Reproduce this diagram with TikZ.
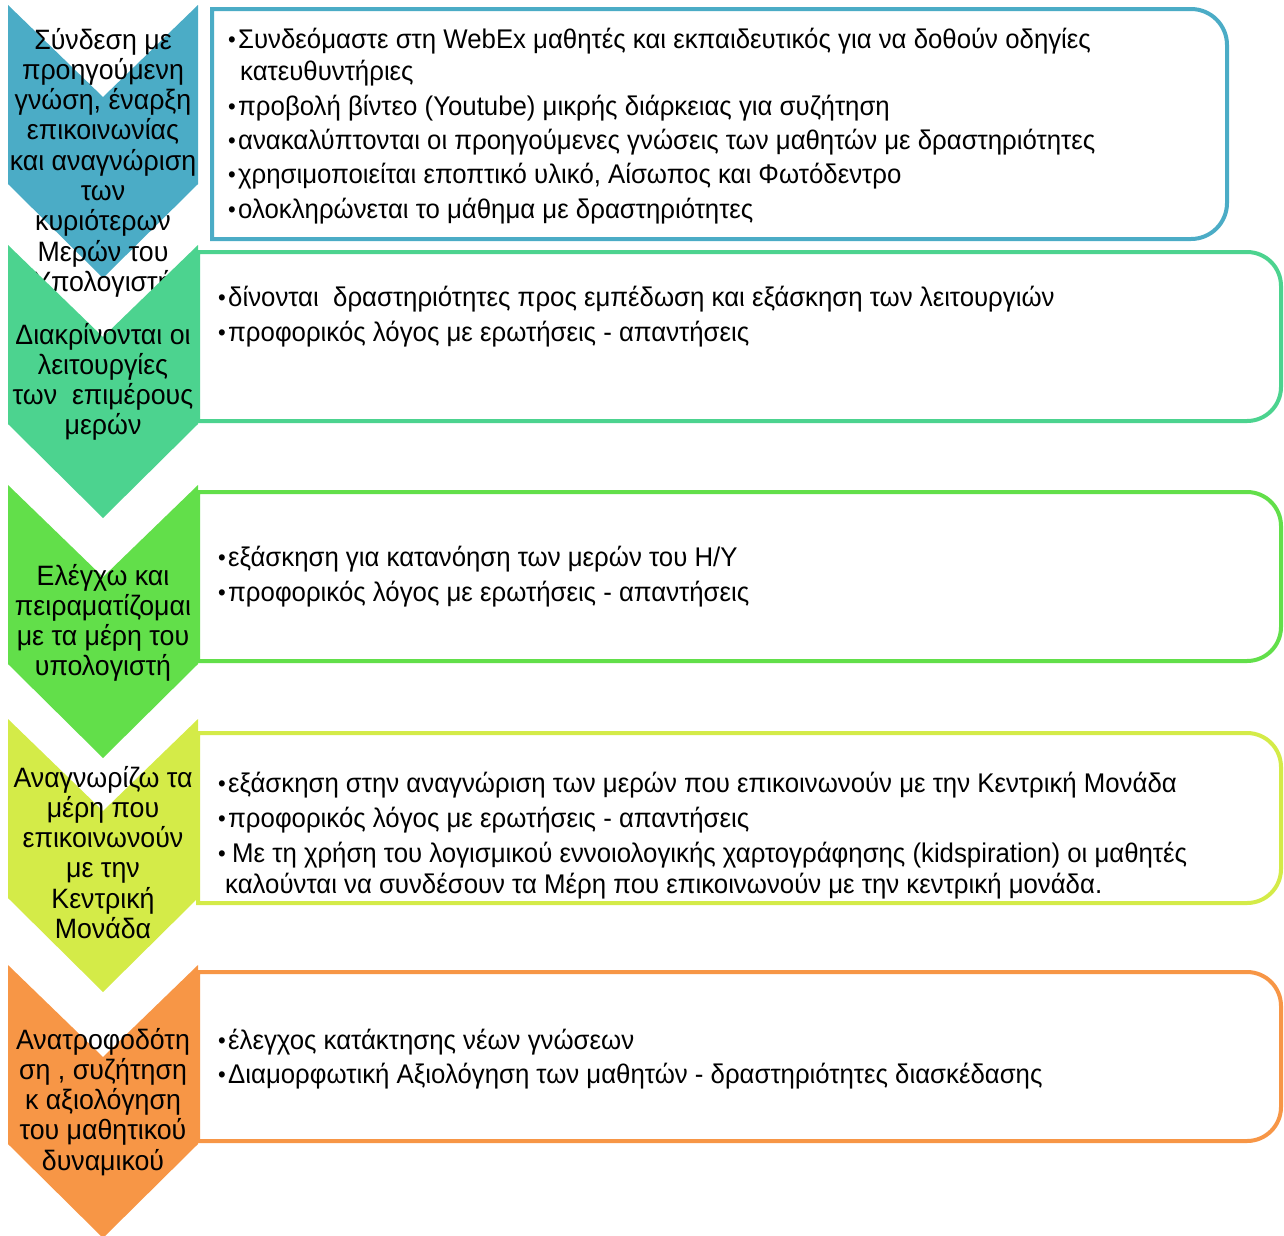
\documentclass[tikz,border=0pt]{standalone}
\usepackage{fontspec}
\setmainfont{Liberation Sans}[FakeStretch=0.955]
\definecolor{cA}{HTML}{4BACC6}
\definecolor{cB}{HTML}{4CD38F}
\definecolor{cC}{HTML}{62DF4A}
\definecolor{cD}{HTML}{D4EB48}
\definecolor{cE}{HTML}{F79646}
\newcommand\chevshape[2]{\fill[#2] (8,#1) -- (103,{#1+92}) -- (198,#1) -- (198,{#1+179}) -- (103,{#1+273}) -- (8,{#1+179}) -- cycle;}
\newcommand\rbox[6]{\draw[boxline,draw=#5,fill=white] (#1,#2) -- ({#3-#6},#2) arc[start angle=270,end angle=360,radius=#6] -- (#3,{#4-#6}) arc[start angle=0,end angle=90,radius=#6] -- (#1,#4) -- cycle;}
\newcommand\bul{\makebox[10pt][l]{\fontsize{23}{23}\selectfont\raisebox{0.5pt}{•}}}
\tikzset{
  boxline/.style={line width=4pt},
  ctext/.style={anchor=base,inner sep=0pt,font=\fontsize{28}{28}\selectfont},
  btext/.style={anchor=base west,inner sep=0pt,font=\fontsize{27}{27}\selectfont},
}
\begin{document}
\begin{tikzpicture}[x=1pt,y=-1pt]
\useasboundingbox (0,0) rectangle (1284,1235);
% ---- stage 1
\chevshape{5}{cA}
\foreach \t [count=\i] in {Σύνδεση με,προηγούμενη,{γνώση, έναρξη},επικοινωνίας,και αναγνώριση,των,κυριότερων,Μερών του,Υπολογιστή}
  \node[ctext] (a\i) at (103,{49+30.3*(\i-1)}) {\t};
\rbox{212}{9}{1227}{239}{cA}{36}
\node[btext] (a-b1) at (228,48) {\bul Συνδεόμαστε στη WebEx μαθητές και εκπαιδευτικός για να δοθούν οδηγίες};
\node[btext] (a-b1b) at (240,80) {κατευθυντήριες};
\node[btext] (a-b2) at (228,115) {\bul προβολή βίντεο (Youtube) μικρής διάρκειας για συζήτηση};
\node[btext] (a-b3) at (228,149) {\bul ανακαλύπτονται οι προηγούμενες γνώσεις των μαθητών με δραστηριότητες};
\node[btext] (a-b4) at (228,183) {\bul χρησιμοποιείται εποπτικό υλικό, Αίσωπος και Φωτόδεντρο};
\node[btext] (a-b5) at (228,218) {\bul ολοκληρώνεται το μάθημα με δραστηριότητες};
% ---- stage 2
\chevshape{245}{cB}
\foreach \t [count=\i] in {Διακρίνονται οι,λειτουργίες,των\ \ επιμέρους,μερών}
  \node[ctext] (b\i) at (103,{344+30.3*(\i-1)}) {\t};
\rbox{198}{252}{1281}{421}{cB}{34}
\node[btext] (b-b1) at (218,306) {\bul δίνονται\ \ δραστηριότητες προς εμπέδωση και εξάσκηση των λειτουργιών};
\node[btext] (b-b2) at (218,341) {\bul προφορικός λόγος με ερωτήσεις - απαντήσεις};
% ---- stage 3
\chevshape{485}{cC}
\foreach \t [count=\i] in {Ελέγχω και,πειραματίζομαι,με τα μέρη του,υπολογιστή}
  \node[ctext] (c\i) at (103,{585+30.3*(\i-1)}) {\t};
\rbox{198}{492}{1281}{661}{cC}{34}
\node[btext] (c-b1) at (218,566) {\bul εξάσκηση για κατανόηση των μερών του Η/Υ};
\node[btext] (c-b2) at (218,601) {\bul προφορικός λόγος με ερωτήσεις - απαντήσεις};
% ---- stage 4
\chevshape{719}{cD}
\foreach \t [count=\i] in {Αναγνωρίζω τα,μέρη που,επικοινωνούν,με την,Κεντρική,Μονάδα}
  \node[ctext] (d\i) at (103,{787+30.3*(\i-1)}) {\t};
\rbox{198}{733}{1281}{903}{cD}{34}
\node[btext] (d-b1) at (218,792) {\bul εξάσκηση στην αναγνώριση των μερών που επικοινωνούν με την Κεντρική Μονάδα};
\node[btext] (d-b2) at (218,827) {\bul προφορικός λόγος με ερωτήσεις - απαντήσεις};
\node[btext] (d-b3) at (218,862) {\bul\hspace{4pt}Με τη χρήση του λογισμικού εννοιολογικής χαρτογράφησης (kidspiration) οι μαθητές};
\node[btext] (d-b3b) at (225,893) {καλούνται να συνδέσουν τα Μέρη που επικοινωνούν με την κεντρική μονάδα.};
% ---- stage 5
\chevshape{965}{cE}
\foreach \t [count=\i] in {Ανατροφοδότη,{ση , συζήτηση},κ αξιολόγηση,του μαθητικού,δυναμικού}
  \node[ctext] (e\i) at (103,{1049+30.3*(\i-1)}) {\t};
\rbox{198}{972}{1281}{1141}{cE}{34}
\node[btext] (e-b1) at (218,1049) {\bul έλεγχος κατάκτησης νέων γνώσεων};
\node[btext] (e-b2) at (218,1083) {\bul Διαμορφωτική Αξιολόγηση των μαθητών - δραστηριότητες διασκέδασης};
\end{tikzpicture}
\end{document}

__Objective__. Print the complete listing exactly, apart from any pictures.

__Solution__.
Reproduce this diagram with TikZ.
\documentclass[tikz,border=0pt]{standalone}
\usepackage{fontspec}
\setmainfont{Liberation Sans}[FakeStretch=0.955]
\definecolor{cA}{HTML}{4BACC6}
\definecolor{cB}{HTML}{4CD38F}
\definecolor{cC}{HTML}{62DF4A}
\definecolor{cD}{HTML}{D4EB48}
\definecolor{cE}{HTML}{F79646}
\newcommand\chevshape[2]{\fill[#2] (8,#1) -- (103,{#1+92}) -- (198,#1) -- (198,{#1+179}) -- (103,{#1+273}) -- (8,{#1+179}) -- cycle;}
\newcommand\rbox[6]{\draw[boxline,draw=#5,fill=white] (#1,#2) -- ({#3-#6},#2) arc[start angle=270,end angle=360,radius=#6] -- (#3,{#4-#6}) arc[start angle=0,end angle=90,radius=#6] -- (#1,#4) -- cycle;}
\newcommand\bul{\makebox[10pt][l]{\fontsize{23}{23}\selectfont\raisebox{0.5pt}{•}}}
\tikzset{
  boxline/.style={line width=4pt},
  ctext/.style={anchor=base,inner sep=0pt,font=\fontsize{28}{28}\selectfont},
  btext/.style={anchor=base west,inner sep=0pt,font=\fontsize{27}{27}\selectfont},
}
\begin{document}
\begin{tikzpicture}[x=1pt,y=-1pt]
\useasboundingbox (0,0) rectangle (1284,1235);
% ---- stage 1
\chevshape{5}{cA}
\foreach \t [count=\i] in {Σύνδεση με,προηγούμενη,{γνώση, έναρξη},επικοινωνίας,και αναγνώριση,των,κυριότερων,Μερών του,Υπολογιστή}
  \node[ctext] (a\i) at (103,{49+30.3*(\i-1)}) {\t};
\rbox{212}{9}{1227}{239}{cA}{36}
\node[btext] (a-b1) at (228,48) {\bul Συνδεόμαστε στη WebEx μαθητές και εκπαιδευτικός για να δοθούν οδηγίες};
\node[btext] (a-b1b) at (240,80) {κατευθυντήριες};
\node[btext] (a-b2) at (228,115) {\bul προβολή βίντεο (Youtube) μικρής διάρκειας για συζήτηση};
\node[btext] (a-b3) at (228,149) {\bul ανακαλύπτονται οι προηγούμενες γνώσεις των μαθητών με δραστηριότητες};
\node[btext] (a-b4) at (228,183) {\bul χρησιμοποιείται εποπτικό υλικό, Αίσωπος και Φωτόδεντρο};
\node[btext] (a-b5) at (228,218) {\bul ολοκληρώνεται το μάθημα με δραστηριότητες};
% ---- stage 2
\chevshape{245}{cB}
\foreach \t [count=\i] in {Διακρίνονται οι,λειτουργίες,των\ \ επιμέρους,μερών}
  \node[ctext] (b\i) at (103,{344+30.3*(\i-1)}) {\t};
\rbox{198}{252}{1281}{421}{cB}{34}
\node[btext] (b-b1) at (218,306) {\bul δίνονται\ \ δραστηριότητες προς εμπέδωση και εξάσκηση των λειτουργιών};
\node[btext] (b-b2) at (218,341) {\bul προφορικός λόγος με ερωτήσεις - απαντήσεις};
% ---- stage 3
\chevshape{485}{cC}
\foreach \t [count=\i] in {Ελέγχω και,πειραματίζομαι,με τα μέρη του,υπολογιστή}
  \node[ctext] (c\i) at (103,{585+30.3*(\i-1)}) {\t};
\rbox{198}{492}{1281}{661}{cC}{34}
\node[btext] (c-b1) at (218,566) {\bul εξάσκηση για κατανόηση των μερών του Η/Υ};
\node[btext] (c-b2) at (218,601) {\bul προφορικός λόγος με ερωτήσεις - απαντήσεις};
% ---- stage 4
\chevshape{719}{cD}
\foreach \t [count=\i] in {Αναγνωρίζω τα,μέρη που,επικοινωνούν,με την,Κεντρική,Μονάδα}
  \node[ctext] (d\i) at (103,{787+30.3*(\i-1)}) {\t};
\rbox{198}{733}{1281}{903}{cD}{34}
\node[btext] (d-b1) at (218,792) {\bul εξάσκηση στην αναγνώριση των μερών που επικοινωνούν με την Κεντρική Μονάδα};
\node[btext] (d-b2) at (218,827) {\bul προφορικός λόγος με ερωτήσεις - απαντήσεις};
\node[btext] (d-b3) at (218,862) {\bul\hspace{4pt}Με τη χρήση του λογισμικού εννοιολογικής χαρτογράφησης (kidspiration) οι μαθητές};
\node[btext] (d-b3b) at (225,893) {καλούνται να συνδέσουν τα Μέρη που επικοινωνούν με την κεντρική μονάδα.};
% ---- stage 5
\chevshape{965}{cE}
\foreach \t [count=\i] in {Ανατροφοδότη,{ση , συζήτηση},κ αξιολόγηση,του μαθητικού,δυναμικού}
  \node[ctext] (e\i) at (103,{1049+30.3*(\i-1)}) {\t};
\rbox{198}{972}{1281}{1141}{cE}{34}
\node[btext] (e-b1) at (218,1049) {\bul έλεγχος κατάκτησης νέων γνώσεων};
\node[btext] (e-b2) at (218,1083) {\bul Διαμορφωτική Αξιολόγηση των μαθητών - δραστηριότητες διασκέδασης};
\end{tikzpicture}
\end{document}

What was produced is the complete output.